Edited to add:  Now we have Thanksgiving at our 2nd dd's house.  There can be upwards of 26 people, including babies, at one of the holiday gatherings or as little as 8-10.  Who has the biggest house factors in where we hold the holiday.  Until now, my sister's house was the biggest.

post #15 of 17

Not sure if it's frasible, and this year you're in a more complicated situation, but would doing Christmas with one set of grandparents and New Years with the other work?

post #16 of 17
Here's what I think you should do. Sit down with your husband and decide what *your* ideal arrangement would be. Would it be to see both sides of the family on different holidays every year? To see one side one year, and the other side the next year? Would it be for you to travel to them, or them to travel to you? Make a plan that seems fair and sensible to you, and takes your family's needs into consideration. I suggest making a plan that will be what you do every year from now on, but of course you can change it later if it no longer works for you.

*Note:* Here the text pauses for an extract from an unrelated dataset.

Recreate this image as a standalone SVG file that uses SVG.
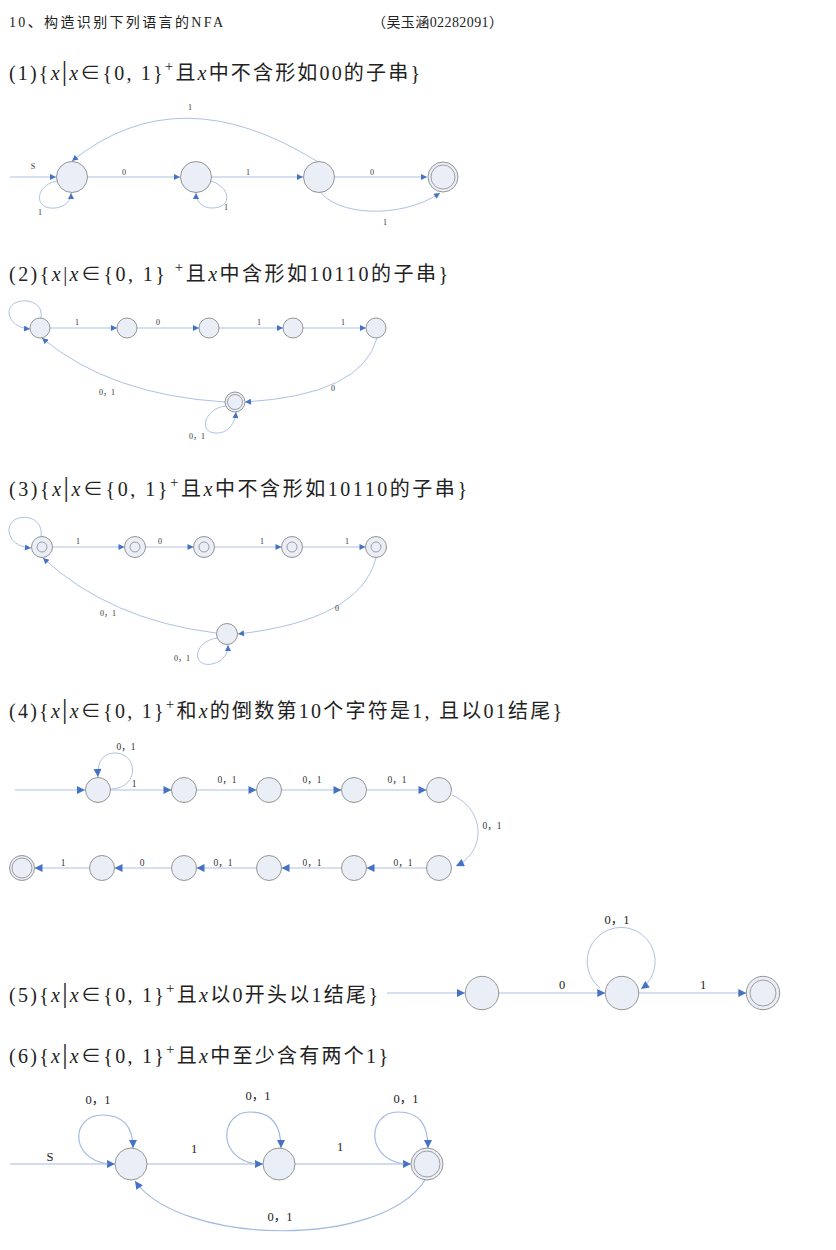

Then call your mother and tell her, "My husband and I have discussed the holidays, and this is what we are going to do." If she doesn't like it say, "I'm sorry you feel that way. If you don't want to see us for the holidays, I guess I can't make you. But this is what we are doing."

Then your husband calls his parents and says the same thing. This is our plan. This is what we have decided. This is what we are doing. No, "would you be ok with...?" or "how about we...?" Don't ask them, tell them. Then, do exactly what you planned.

It doesn't really matter *what* your plan is. What matters is that you get to make the plans for your own family, and both sets of grandparents need to respect that without acting like whining, crying children.
post #17 of 17
Quote:
Originally Posted by prone_to_wander View Post

thinking.


Op, did you get anywhere with this issue?